Curriculum Overview

Curriculum Overview – Education for the 21st Century

Resource: BC Ministry of Education – Redesigned Curriculum

British Columbia has one of the best education systems in the world. To maintain high achievement, British Columbia is transforming its education system to one that better engages students in their own learning and fosters the skills and competencies students will need to succeed. One focus for this transformation is a curriculum that enables and supports increasingly personalized learning, through quality teaching and learning, flexibility and choice, and high standards.

 

Student Success through Curriculum Transformation

Today we live in a constant state of change. It is a technology-rich world where communication is instant and information is immediately accessible. The way we interact with each other personally, socially and at work has changed forever. Knowledge is growing at exponential rates in many domains, creating new information and possibilities. This is the world our students are entering.

British Columbia’s curriculum is being redesigned to respond to this demanding world our students are entering. To prepare students for the future, the curriculum must be learner-centered and flexible and maintain a focus on literacy, numeracy, while supporting deeper learning through concept-based and competency-driven approaches.

The redesign of curriculum maintains a focus on sound foundations of literacy and numeracy while supporting the development of citizens who are competent thinkers and communicators, and who are personally and socially competent in all areas of their lives.

British Columbia’s redesigned curriculum honours the ways in which students think, learn, and grow and prepares them for a successful lifetime of learning where ongoing change is constant.

 

The Educated Citizen

“A quality education system assists in the development of human potential and improves the well-being of each individual person in British Columbia.” These words, along with the description of the educated citizen, became educational policy following the report of the Royal Commission of Education (known as the Sullivan Commission), in 1988. They continue to have meaning today.

Achieving British Columbia’s social and economic goals requires well-educated citizens who are able to think critically and creatively and adapt to change. Progress toward the achievement of these goals also depends on the province having citizens who accept the tolerant and multifaceted nature of Canadian society and who are motivated to participate actively in our democratic institutions.

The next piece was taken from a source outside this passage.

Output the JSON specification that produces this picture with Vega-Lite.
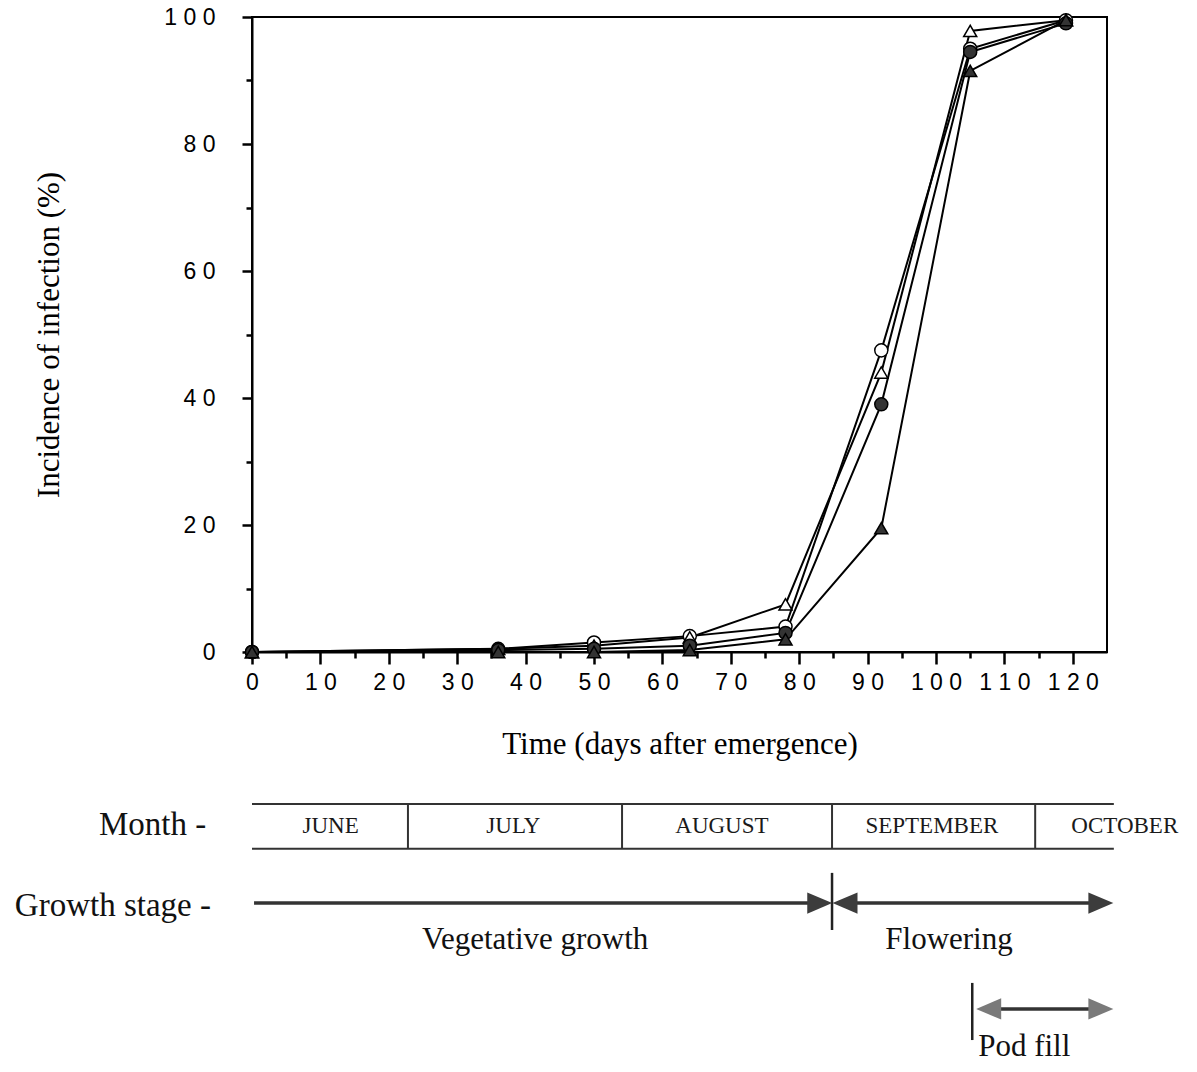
{
  "$schema": "https://vega.github.io/schema/vega-lite/v6.json",
  "background": "white",
  "padding": {"left": 14, "top": 5, "right": 0, "bottom": 0},
  "spacing": 30,
  "resolve": {"scale": {"shape": "independent", "fill": "independent"}},
  "config": {
    "view": {"stroke": "black", "strokeWidth": 2},
    "font": "Liberation Serif"
  },
  "datasets": {
    "incidence": [
      {"series": "Open circle", "day": 0, "pct": 0},
      {"series": "Open circle", "day": 36, "pct": 0.5},
      {"series": "Open circle", "day": 50, "pct": 1.5},
      {"series": "Open circle", "day": 64, "pct": 2.5},
      {"series": "Open circle", "day": 78, "pct": 4},
      {"series": "Open circle", "day": 92, "pct": 47.5},
      {"series": "Open circle", "day": 105, "pct": 95},
      {"series": "Open circle", "day": 119, "pct": 99.5},
      {"series": "Open triangle", "day": 0, "pct": 0},
      {"series": "Open triangle", "day": 36, "pct": 0.5},
      {"series": "Open triangle", "day": 50, "pct": 1},
      {"series": "Open triangle", "day": 64, "pct": 2.3},
      {"series": "Open triangle", "day": 78, "pct": 7.5},
      {"series": "Open triangle", "day": 92, "pct": 44},
      {"series": "Open triangle", "day": 105, "pct": 97.8},
      {"series": "Open triangle", "day": 119, "pct": 99.5},
      {"series": "Filled circle", "day": 0, "pct": 0},
      {"series": "Filled circle", "day": 36, "pct": 0.3},
      {"series": "Filled circle", "day": 50, "pct": 0.5},
      {"series": "Filled circle", "day": 64, "pct": 1},
      {"series": "Filled circle", "day": 78, "pct": 3},
      {"series": "Filled circle", "day": 92, "pct": 39},
      {"series": "Filled circle", "day": 105, "pct": 94.5},
      {"series": "Filled circle", "day": 119, "pct": 99},
      {"series": "Filled triangle", "day": 0, "pct": 0},
      {"series": "Filled triangle", "day": 36, "pct": 0},
      {"series": "Filled triangle", "day": 50, "pct": 0},
      {"series": "Filled triangle", "day": 64, "pct": 0.3},
      {"series": "Filled triangle", "day": 78, "pct": 2},
      {"series": "Filled triangle", "day": 92, "pct": 19.5},
      {"series": "Filled triangle", "day": 105, "pct": 91.5},
      {"series": "Filled triangle", "day": 119, "pct": 99.5}
    ],
    "monthBand": [
      {"edge": "top", "x": 0, "x2": 126, "y": 0.5},
      {"edge": "bottom", "x": 0, "x2": 126, "y": 2.1}
    ],
    "monthDividers": [
      {"x": 22.8}, {"x": 54.1}, {"x": 84.8}, {"x": 114.5}
    ],
    "monthLabels": [
      {"month": "JUNE", "x": 11.5},
      {"month": "JULY", "x": 38.2},
      {"month": "AUGUST", "x": 68.7},
      {"month": "SEPTEMBER", "x": 99.4},
      {"month": "OCTOBER", "x": 127.6}
    ],
    "rowLabels": [
      {"label": "Month -", "x": -6.7, "y": 1.25},
      {"label": "Growth stage -", "x": -6.0, "y": 4.14}
    ],
    "stageShafts": [
      {"stage": "Vegetative growth", "x": 0.3, "x2": 82, "y": 4.04},
      {"stage": "Flowering", "x": 87.5, "x2": 123, "y": 4.04},
      {"stage": "Pod fill", "x": 107, "x2": 123, "y": 7.82}
    ],
    "stageMarkers": [
      {"x": 84.8, "y": 2.96, "y2": 5.0},
      {"x": 105.3, "y": 6.89, "y2": 8.93}
    ],
    "arrowheads": [
      {"stage": "Vegetative growth", "dir": "right", "x": 83.0, "y": 4.04},
      {"stage": "Flowering", "dir": "left", "x": 86.7, "y": 4.04},
      {"stage": "Flowering", "dir": "right", "x": 124.1, "y": 4.04},
      {"stage": "Pod fill", "dir": "left", "x": 107.7, "y": 7.82},
      {"stage": "Pod fill", "dir": "right", "x": 124.1, "y": 7.82}
    ],
    "stageLabels": [
      {"label": "Vegetative growth", "x": 41.4, "y": 5.36},
      {"label": "Flowering", "x": 101.9, "y": 5.36},
      {"label": "Pod fill", "x": 112.9, "y": 9.18}
    ]
  },
  "vconcat": [
    {
      "width": 855,
      "height": 635,
      "data": {"name": "incidence"},
      "encoding": {
        "x": {
          "field": "day",
          "type": "quantitative",
          "scale": {"domain": [0, 125], "nice": false, "zero": false},
          "axis": {
            "values": [0, 5, 10, 15, 20, 25, 30, 35, 40, 45, 50, 55, 60, 65, 70, 75, 80, 85, 90, 95, 100, 105, 110, 115, 120],
            "labelExpr": "datum.value % 10 === 0 ? join(split(datum.label, ''), ' ') : ''",
            "tickSize": {"condition": {"test": "datum.value % 10 === 0", "value": 12}, "value": 6},
            "tickWidth": 2.5,
            "tickColor": "black",
            "domainColor": "black",
            "domainWidth": 2,
            "labelFont": "Liberation Sans",
            "labelFontSize": 23,
            "labelColor": "black",
            "labelPadding": 7,
            "labelFlush": false,
            "labelOverlap": false,
            "grid": false,
            "title": "Time (days after emergence)",
            "titleFont": "Liberation Serif",
            "titleFontSize": 31,
            "titleFontWeight": "normal",
            "titleColor": "black",
            "titlePadding": 35
          }
        },
        "y": {
          "field": "pct",
          "type": "quantitative",
          "scale": {"domain": [0, 100], "nice": false},
          "axis": {
            "values": [0, 10, 20, 30, 40, 50, 60, 70, 80, 90, 100],
            "labelExpr": "datum.value % 20 === 0 ? join(split(datum.label, ''), ' ') : ''",
            "tickSize": {"condition": {"test": "datum.value % 20 === 0", "value": 10}, "value": 6},
            "tickWidth": 2.5,
            "tickColor": "black",
            "domainColor": "black",
            "domainWidth": 2,
            "labelFont": "Liberation Sans",
            "labelFontSize": 23,
            "labelColor": "black",
            "labelPadding": 27,
            "labelFlush": false,
            "labelOverlap": false,
            "grid": false,
            "title": "Incidence of infection (%)",
            "titleFont": "Liberation Serif",
            "titleFontSize": 31,
            "titleFontWeight": "normal",
            "titleColor": "black",
            "titlePadding": 98
          }
        }
      },
      "layer": [
        {
          "mark": {"type": "line", "color": "black", "strokeWidth": 2},
          "encoding": {"detail": {"field": "series"}}
        },
        {
          "mark": {"type": "point", "filled": true, "size": 170, "stroke": "black", "strokeWidth": 1.5, "opacity": 1},
          "encoding": {
            "shape": {
              "field": "series",
              "scale": {"domain": ["Open circle", "Open triangle", "Filled circle", "Filled triangle"], "range": ["circle", "triangle-up", "circle", "triangle-up"]},
              "legend": null
            },
            "fill": {
              "field": "series",
              "scale": {"domain": ["Open circle", "Open triangle", "Filled circle", "Filled triangle"], "range": ["white", "white", "#333333", "#333333"]},
              "legend": null
            }
          }
        }
      ]
    },
    {
      "width": 855,
      "height": 280,
      "view": {"stroke": null},
      "layer": [
        {
          "data": {"name": "monthBand"},
          "mark": {"type": "rule", "color": "#333333", "strokeWidth": 2},
          "encoding": {
            "x": {"field": "x", "type": "quantitative", "scale": {"domain": [0, 125], "nice": false, "zero": false}, "axis": null},
            "x2": {"field": "x2"},
            "y": {"field": "y", "type": "quantitative", "scale": {"domain": [0, 10], "reverse": true, "nice": false, "zero": false}, "axis": null}
          }
        },
        {
          "data": {"name": "monthDividers"},
          "mark": {"type": "rule", "color": "#333333", "strokeWidth": 2},
          "encoding": {
            "x": {"field": "x", "type": "quantitative"},
            "y": {"datum": 0.5, "type": "quantitative"},
            "y2": {"datum": 2.1}
          }
        },
        {
          "data": {"name": "monthLabels"},
          "mark": {"type": "text", "font": "Liberation Serif", "fontSize": 23, "color": "#1a1a1a", "baseline": "middle"},
          "encoding": {
            "x": {"field": "x", "type": "quantitative"},
            "y": {"datum": 1.28, "type": "quantitative"},
            "text": {"field": "month"}
          }
        },
        {
          "data": {"name": "rowLabels"},
          "mark": {"type": "text", "font": "Liberation Serif", "fontSize": 33, "color": "#111111", "align": "right", "baseline": "middle"},
          "encoding": {
            "x": {"field": "x", "type": "quantitative"},
            "y": {"field": "y", "type": "quantitative"},
            "text": {"field": "label"}
          }
        },
        {
          "data": {"name": "stageShafts"},
          "mark": {"type": "rule", "color": "#333333", "strokeWidth": 3.5},
          "encoding": {
            "x": {"field": "x", "type": "quantitative"},
            "x2": {"field": "x2"},
            "y": {"field": "y", "type": "quantitative"}
          }
        },
        {
          "data": {"name": "stageMarkers"},
          "mark": {"type": "rule", "color": "#222222", "strokeWidth": 2.5},
          "encoding": {
            "x": {"field": "x", "type": "quantitative"},
            "y": {"field": "y", "type": "quantitative"},
            "y2": {"field": "y2"}
          }
        },
        {
          "data": {"name": "arrowheads"},
          "mark": {"type": "point", "filled": true, "size": 625, "opacity": 1, "strokeWidth": 0},
          "encoding": {
            "x": {"field": "x", "type": "quantitative"},
            "y": {"field": "y", "type": "quantitative"},
            "shape": {
              "field": "dir",
              "scale": {"domain": ["right", "left"], "range": ["M -1 -0.85 L 1 0 L -1 0.85 Z", "M 1 -0.85 L -1 0 L 1 0.85 Z"]},
              "legend": null
            },
            "fill": {
              "field": "stage",
              "scale": {"domain": ["Vegetative growth", "Flowering", "Pod fill"], "range": ["#3c3c3c", "#3c3c3c", "#7a7a7a"]},
              "legend": null
            }
          }
        },
        {
          "data": {"name": "stageLabels"},
          "mark": {"type": "text", "font": "Liberation Serif", "fontSize": 31, "color": "#111111", "baseline": "middle"},
          "encoding": {
            "x": {"field": "x", "type": "quantitative"},
            "y": {"field": "y", "type": "quantitative"},
            "text": {"field": "label"}
          }
        }
      ]
    }
  ]
}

To ensure the development of an educated society, government is responsible for providing all youth with the opportunity to obtain high-quality education. To that end, British Columbia’s schools assist in developing citizens who are:

  •        Thoughtful and able to learn, to think critically, and can communicate
  •        Informed from a broad knowledge base
  •        Creative, flexible, self-motivated and have a positive self-image
  •        Capable of making independent decisions
  •        Skilled and able to contribute to society generally, including the world of work
  •        Productive, gain satisfaction through achievement, and strive for physical well-being
  •        Cooperative, principled, and respectful of others regardless of differences
  •        Aware of the rights of the individual and are prepared to exercise the responsibilities of the individual within the family, the community, Canada and the world.

The redesigned curriculum captures these qualities, both implicitly and explicitly, in the core and curricular competencies. The concept of the educated citizen will continue to guide educational decisions for years to come, ensuring that students across the province are supported and that future generations of British Columbians are empowered by their school experience.